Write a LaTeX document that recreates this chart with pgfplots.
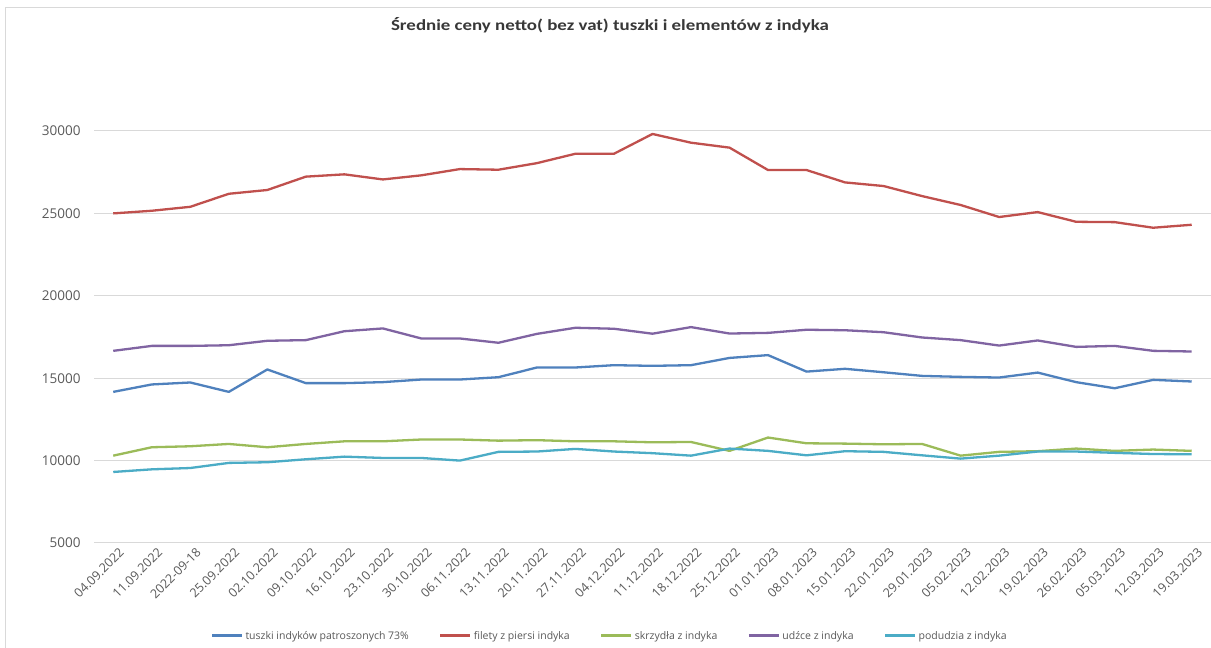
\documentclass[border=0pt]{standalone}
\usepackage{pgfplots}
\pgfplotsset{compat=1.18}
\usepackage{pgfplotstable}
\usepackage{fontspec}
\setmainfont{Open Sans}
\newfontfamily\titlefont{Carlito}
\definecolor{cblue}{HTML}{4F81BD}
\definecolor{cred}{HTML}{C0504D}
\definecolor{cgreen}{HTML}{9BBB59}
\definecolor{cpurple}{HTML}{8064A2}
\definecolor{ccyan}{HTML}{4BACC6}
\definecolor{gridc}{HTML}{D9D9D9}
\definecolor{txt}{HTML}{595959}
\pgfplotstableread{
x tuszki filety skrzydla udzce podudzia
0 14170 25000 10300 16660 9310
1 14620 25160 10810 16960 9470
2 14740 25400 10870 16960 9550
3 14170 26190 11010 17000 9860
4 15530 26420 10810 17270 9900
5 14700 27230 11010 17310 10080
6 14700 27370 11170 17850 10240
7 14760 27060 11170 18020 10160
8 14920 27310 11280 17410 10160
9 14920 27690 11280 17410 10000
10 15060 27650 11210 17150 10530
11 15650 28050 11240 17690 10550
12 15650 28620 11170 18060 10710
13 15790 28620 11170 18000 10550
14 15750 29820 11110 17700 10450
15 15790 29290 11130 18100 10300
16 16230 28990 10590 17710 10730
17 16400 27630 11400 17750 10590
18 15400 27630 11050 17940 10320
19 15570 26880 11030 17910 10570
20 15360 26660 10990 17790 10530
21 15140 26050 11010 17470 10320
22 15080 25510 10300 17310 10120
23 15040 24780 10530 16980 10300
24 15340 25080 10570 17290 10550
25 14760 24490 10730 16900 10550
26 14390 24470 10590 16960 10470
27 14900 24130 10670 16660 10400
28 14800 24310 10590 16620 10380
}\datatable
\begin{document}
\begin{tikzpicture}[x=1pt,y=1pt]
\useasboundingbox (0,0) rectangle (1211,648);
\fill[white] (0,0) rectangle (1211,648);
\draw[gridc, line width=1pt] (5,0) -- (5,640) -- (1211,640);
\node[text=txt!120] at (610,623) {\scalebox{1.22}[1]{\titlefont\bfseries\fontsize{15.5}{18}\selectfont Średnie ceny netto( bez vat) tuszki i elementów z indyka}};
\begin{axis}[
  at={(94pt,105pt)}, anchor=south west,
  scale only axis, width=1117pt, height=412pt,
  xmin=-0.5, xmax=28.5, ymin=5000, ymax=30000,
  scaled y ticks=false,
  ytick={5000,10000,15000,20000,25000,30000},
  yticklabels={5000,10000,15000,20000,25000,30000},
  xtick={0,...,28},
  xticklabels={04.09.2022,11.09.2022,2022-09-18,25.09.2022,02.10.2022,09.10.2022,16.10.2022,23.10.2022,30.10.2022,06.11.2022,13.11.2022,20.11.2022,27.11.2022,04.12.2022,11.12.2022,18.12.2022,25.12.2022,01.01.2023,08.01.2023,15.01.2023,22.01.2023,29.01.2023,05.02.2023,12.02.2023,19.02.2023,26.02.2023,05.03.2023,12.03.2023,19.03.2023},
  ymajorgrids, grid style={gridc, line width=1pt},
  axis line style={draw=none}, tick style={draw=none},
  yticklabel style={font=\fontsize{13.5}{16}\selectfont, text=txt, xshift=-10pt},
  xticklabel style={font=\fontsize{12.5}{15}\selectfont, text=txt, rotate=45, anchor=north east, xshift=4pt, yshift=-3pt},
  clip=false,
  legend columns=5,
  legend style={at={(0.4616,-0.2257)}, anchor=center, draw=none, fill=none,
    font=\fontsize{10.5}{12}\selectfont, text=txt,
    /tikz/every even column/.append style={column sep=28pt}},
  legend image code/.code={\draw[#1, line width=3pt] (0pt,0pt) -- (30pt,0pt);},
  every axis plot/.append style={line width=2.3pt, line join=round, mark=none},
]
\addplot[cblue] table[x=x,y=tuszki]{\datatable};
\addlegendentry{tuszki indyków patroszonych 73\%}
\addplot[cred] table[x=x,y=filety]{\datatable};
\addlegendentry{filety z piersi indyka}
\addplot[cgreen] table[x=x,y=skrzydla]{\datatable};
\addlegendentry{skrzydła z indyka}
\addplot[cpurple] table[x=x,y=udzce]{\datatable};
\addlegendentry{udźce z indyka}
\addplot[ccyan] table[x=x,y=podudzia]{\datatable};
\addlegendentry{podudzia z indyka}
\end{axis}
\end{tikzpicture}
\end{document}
==
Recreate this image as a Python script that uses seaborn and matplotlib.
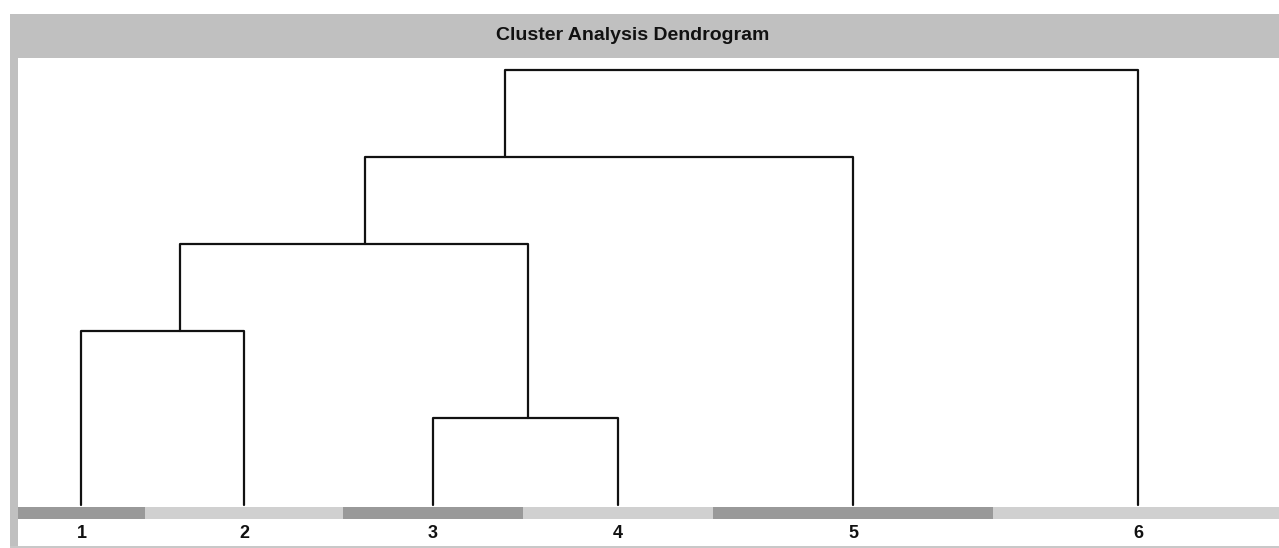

Problem statement: In the entries above, how many lines contain the word "image"? Answer with the number only.

The output: 2